Laser recording and data storage material having different optical characteristics are known. For example, U.S. Pat. No. 4,284,716 to J. Drexler and E. Bouldin, assigned to the assignee of the present invention, for "Broadband Reflective Laser Recording and Data Storage Medium with Absorptive Underlayer," describes a broadband reflective laser recording and data storage medium for direct reading after writing. It is formed from the conversion of a photosensitive silver halide emulsion into a reflective, stable silver-gelatin coated substrate in which the silver-gelatin coating is easily pitted by impingement of a laser beam.
The chemical conversion of the raw silver-halide emulsion material into the laser recording material described in the patent requires four steps. First, a non-saturating actinic radiation exposure is used to define areas for user data recording. A normal photographic development is used to produce a medium of gray neutral density. The surface of the remaining silver halide is chemically fogged in a water or alcohol base solution to create a very thin layer of silver precipitating nuclei on the surface. Finally, a single step, negative silver diffusion transfer process is used to dissolve the unexposed and undeveloped silver halide, forming silver ion complexes. These complexes are transported by diffusion transfer to the sites of the silver precipitating nuclei and the filamentary silver. The resulting reflective coating has a high concentration of non-filamentary silver particles at the surface of a low melting temperature colloid matrix. This matrix forms an underlayer which is partially absorptive to light. The reflective surface layer and absorptive underlayer have a composite reflectivity ranging between 50% and 30%, a transmissivity in the range of 10% to 0.1% of the light actually entering the surface of the medium and an absorptivity within the range of 90% to 99.9% of the light actually entering the surface of the medium.
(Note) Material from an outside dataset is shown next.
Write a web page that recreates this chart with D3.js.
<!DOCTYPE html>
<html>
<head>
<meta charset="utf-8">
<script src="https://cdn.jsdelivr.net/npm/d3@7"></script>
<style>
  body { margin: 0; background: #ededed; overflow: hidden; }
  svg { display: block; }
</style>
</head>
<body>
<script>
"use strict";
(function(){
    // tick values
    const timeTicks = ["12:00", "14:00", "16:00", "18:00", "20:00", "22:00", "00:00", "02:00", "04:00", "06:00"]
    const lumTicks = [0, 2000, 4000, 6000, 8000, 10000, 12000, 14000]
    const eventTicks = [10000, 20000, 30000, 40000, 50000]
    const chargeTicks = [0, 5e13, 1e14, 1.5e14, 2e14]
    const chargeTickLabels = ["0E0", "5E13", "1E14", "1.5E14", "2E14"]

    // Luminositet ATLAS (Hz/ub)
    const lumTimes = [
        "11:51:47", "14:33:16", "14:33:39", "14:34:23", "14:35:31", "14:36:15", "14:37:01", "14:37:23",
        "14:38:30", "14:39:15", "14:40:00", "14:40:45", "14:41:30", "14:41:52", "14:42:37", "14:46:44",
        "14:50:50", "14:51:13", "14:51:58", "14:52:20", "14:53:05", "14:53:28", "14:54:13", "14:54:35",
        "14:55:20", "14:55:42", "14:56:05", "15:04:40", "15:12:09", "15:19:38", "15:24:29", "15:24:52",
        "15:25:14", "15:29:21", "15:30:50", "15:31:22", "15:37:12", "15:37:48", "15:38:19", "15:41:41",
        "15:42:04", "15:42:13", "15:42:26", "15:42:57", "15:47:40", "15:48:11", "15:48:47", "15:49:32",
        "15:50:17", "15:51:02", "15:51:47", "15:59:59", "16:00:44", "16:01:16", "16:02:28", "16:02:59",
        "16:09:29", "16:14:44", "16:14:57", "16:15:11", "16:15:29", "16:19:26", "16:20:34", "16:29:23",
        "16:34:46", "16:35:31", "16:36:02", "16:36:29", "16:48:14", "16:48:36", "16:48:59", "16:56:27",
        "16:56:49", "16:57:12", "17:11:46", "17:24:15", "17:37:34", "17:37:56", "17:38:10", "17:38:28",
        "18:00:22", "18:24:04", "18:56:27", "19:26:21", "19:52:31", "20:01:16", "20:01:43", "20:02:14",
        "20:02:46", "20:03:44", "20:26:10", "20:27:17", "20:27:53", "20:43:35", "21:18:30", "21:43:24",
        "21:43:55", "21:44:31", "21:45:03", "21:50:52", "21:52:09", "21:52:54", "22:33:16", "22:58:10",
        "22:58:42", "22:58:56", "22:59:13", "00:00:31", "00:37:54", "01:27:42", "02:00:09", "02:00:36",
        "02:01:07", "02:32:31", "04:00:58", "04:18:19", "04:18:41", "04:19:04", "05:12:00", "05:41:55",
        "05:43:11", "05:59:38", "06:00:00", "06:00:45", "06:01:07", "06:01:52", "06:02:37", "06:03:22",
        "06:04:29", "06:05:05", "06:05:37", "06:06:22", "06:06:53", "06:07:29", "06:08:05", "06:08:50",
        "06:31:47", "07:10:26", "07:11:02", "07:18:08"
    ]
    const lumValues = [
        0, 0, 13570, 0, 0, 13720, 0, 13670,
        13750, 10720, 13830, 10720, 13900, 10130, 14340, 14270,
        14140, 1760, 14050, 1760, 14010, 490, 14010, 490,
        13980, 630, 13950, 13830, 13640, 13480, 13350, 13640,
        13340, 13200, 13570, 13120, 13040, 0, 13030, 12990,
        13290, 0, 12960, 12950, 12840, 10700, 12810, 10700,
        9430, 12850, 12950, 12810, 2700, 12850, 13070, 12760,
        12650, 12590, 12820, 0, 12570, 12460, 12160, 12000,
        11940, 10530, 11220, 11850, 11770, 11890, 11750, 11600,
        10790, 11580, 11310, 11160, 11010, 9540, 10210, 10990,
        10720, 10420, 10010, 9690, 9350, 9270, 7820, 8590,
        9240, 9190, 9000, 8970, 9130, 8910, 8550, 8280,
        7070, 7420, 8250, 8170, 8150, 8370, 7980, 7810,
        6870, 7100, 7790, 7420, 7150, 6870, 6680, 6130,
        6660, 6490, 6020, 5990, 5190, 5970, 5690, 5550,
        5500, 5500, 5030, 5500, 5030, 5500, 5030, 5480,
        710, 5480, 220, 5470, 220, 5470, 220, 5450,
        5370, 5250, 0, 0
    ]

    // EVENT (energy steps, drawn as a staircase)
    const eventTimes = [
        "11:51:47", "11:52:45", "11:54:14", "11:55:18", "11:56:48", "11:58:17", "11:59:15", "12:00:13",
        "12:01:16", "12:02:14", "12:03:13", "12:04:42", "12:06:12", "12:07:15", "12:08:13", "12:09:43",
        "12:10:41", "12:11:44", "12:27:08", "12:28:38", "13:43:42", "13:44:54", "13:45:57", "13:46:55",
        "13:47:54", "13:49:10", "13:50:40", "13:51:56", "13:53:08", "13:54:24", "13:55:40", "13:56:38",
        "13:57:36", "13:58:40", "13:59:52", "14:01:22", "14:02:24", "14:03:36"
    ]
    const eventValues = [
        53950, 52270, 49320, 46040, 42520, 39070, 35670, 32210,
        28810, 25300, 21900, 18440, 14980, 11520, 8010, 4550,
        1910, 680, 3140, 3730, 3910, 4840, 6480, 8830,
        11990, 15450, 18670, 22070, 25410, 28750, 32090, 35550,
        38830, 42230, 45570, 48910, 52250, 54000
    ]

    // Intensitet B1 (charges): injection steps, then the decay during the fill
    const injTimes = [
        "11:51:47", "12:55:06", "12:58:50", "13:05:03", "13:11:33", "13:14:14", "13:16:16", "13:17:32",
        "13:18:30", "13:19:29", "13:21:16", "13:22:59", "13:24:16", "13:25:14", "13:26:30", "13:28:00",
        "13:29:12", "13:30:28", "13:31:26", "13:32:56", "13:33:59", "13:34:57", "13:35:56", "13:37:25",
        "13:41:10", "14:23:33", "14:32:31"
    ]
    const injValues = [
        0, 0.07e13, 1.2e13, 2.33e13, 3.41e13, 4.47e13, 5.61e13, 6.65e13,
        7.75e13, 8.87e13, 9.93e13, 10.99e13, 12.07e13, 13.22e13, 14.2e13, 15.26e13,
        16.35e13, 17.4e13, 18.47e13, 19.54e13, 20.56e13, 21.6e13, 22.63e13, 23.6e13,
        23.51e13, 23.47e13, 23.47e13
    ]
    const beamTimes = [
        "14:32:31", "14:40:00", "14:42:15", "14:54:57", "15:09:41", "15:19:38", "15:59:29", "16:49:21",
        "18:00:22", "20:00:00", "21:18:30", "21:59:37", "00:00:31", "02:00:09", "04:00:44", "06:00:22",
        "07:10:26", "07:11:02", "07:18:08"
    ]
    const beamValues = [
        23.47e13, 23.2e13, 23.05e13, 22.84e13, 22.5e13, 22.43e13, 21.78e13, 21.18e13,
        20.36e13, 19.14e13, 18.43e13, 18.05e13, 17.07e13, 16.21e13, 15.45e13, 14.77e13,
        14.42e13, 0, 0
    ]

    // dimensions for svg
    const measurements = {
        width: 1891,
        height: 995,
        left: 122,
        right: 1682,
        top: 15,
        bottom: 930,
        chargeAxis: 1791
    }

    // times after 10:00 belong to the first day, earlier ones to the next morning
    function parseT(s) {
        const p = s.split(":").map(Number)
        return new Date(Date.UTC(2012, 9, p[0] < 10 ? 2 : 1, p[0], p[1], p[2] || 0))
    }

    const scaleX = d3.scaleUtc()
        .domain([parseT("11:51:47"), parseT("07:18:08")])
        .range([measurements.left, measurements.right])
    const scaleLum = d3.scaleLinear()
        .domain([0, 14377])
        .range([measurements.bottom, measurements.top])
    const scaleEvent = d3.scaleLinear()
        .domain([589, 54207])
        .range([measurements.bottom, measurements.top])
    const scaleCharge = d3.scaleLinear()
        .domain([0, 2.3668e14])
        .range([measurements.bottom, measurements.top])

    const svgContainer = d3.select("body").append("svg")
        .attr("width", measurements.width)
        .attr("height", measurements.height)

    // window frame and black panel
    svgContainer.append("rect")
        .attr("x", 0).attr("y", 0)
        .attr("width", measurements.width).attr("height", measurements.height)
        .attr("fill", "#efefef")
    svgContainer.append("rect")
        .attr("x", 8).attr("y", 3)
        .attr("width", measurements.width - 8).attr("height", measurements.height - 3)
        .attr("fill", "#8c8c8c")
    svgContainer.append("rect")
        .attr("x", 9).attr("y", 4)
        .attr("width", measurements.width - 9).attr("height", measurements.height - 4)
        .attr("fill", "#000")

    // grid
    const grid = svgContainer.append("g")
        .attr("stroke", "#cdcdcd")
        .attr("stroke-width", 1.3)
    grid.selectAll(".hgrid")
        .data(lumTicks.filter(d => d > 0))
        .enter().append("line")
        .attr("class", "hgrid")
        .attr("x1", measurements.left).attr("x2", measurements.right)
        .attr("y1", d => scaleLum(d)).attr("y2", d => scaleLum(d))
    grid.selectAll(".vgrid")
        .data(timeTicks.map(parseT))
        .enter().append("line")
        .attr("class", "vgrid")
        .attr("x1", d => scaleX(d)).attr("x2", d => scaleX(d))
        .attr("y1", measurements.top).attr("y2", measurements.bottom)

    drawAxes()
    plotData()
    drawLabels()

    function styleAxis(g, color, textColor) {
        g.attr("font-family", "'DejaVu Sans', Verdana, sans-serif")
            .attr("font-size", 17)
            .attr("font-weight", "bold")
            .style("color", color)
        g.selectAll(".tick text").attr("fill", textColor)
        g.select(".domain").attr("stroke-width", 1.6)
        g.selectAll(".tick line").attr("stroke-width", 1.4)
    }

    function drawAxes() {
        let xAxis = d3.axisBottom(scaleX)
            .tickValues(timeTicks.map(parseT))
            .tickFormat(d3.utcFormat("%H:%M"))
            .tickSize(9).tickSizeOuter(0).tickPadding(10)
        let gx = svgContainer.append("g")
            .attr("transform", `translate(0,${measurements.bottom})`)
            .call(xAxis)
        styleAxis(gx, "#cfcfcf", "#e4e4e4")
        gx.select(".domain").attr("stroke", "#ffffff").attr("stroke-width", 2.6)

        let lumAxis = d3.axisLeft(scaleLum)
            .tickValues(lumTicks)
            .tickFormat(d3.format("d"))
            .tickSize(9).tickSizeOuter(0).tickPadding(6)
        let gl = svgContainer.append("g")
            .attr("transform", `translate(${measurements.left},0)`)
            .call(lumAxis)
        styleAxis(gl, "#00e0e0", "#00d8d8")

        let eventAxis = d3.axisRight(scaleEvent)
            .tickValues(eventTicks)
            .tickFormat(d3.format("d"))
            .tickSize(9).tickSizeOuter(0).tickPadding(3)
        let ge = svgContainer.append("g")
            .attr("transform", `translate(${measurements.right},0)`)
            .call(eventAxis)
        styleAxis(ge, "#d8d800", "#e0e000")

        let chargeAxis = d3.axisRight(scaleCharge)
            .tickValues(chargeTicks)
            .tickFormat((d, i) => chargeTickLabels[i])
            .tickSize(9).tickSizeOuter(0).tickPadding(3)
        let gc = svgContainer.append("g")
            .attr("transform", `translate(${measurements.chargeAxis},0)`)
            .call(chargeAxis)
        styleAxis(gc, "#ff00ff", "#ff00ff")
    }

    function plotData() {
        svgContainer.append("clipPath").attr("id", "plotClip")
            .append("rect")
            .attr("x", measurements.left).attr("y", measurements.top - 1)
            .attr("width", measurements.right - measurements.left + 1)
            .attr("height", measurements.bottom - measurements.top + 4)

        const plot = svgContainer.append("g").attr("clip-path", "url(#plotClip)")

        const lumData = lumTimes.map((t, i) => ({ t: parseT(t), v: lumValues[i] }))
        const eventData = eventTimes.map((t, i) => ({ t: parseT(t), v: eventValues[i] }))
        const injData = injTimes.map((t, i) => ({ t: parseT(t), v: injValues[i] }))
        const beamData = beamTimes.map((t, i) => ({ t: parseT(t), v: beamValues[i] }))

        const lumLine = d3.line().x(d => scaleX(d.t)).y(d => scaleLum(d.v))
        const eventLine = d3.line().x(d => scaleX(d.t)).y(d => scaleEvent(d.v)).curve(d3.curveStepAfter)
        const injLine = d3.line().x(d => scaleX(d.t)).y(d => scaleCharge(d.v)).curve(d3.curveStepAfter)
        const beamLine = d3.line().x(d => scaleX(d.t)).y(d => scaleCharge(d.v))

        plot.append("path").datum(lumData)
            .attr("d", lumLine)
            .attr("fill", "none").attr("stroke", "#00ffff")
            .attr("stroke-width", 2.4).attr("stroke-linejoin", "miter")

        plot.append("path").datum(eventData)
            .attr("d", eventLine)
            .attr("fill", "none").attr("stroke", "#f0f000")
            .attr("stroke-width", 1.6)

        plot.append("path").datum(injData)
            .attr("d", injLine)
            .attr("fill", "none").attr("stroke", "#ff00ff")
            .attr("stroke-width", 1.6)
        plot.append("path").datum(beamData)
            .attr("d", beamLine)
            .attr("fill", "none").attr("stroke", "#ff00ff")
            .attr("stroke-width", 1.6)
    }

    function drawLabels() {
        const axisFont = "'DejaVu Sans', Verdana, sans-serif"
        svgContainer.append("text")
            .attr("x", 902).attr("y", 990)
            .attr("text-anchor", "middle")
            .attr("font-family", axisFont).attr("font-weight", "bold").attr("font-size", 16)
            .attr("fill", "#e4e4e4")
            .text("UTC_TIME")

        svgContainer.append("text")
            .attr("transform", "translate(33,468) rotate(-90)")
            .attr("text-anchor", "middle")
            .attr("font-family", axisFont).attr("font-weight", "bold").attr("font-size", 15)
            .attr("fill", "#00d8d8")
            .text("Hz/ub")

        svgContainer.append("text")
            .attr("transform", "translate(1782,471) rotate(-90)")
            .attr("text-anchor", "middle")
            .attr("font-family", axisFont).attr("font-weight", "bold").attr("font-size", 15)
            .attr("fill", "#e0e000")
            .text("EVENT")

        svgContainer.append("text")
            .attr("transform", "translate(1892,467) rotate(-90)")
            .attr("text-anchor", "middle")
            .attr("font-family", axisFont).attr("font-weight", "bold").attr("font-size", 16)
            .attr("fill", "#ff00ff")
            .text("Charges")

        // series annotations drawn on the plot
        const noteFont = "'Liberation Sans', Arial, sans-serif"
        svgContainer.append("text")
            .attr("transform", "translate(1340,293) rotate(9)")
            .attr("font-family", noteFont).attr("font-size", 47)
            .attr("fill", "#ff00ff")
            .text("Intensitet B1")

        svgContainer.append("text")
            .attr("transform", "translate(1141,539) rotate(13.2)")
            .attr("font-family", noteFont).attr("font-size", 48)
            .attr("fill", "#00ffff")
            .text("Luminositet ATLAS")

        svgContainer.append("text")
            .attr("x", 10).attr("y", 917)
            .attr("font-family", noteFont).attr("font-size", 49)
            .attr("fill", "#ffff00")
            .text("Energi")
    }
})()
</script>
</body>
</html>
Writing of data on the medium is accomplished by creation of low reflectivity spots in a reflective field. This is done either through laser writing, through hole melting in the reflective medium or photographic prerecording by light exposure and black development.
Laser writing on this recording material is accomplished by melting holes or pits in the reflective surface with a low power laser. A laser beam or focussed light beam is used for reading recorded data. The beam impinges on the recorded pits with greatly reduced specular reflection due to scattering and absorption by the pitted underlayer. The reductions in reflectivity are measured by a detector and converted to electrical impulses corresponding to data.
One of the advantages of this medium is that it also can be photographically prerecorded. In the first non-saturating exposure step a pattern can be formed by exposure through a mask or scanning light source, which are processing, yields two different surface reflectivities. This pattern resides both in the reflective layer and in the underlayer, below the reflective surface layer, or in laterally adjacent areas.
One of the problems which occurs in reading reflected light from pits in the medium is that it is not possible to distinguish between a pit or hole having low surface reflectivity due to scattering and absorption of light, and black prerecorded silver which also has low surface reflectivity or high light absorption. It is also difficult to distinguish between these two kinds of data and certain types of material defects, including foreign particulate matter and material inhomogeneities which create spots of low reflectivity by either light scattering or absorption.
U.S. Pat. No. 4,145,758 to J. Drexler and C. Betz, assigned to the assignee of the present invention for "Error Checking Method and Apparatus for Digital Data in Optical Recording Systems" describes a data reading system wherein digital data is written onto a transmissive medium, such as a photoplate, by a modulated laser whose beam is detected by a first photodetector means which measures laser output directed toward the recording medium. A second photodetector means measures light scattering from the medium, while a third photodetector detects and measures light transmitted through the recording layer of the medium surface to confirm recording of the data. Amounts of transmitted light or scattered light from the medium during the recording process are correlated to the laser output into expected values of light for detecting errors in recording immediately after the time of recording. This error detection system is intended for light transmissive media and would not be used in reading reflective media. The defects are detectable by the apparatus before laser recordings themselves are detectable.
An object of the present invention is to distinguish in reading the data between laser recorded pits or holes and photographically prerecorded data in the form of black silver areas in a field of reflective silver. Another objective of the invention is to distinguish between laser recorded data on the reflective optical data storage media of the metallic film type or metal organic composites and light absorptive foreign particles in the recording media. Another object is to distinguish between light absorptive photographically prerecorded data and light absorptive foreign particles in the recording media.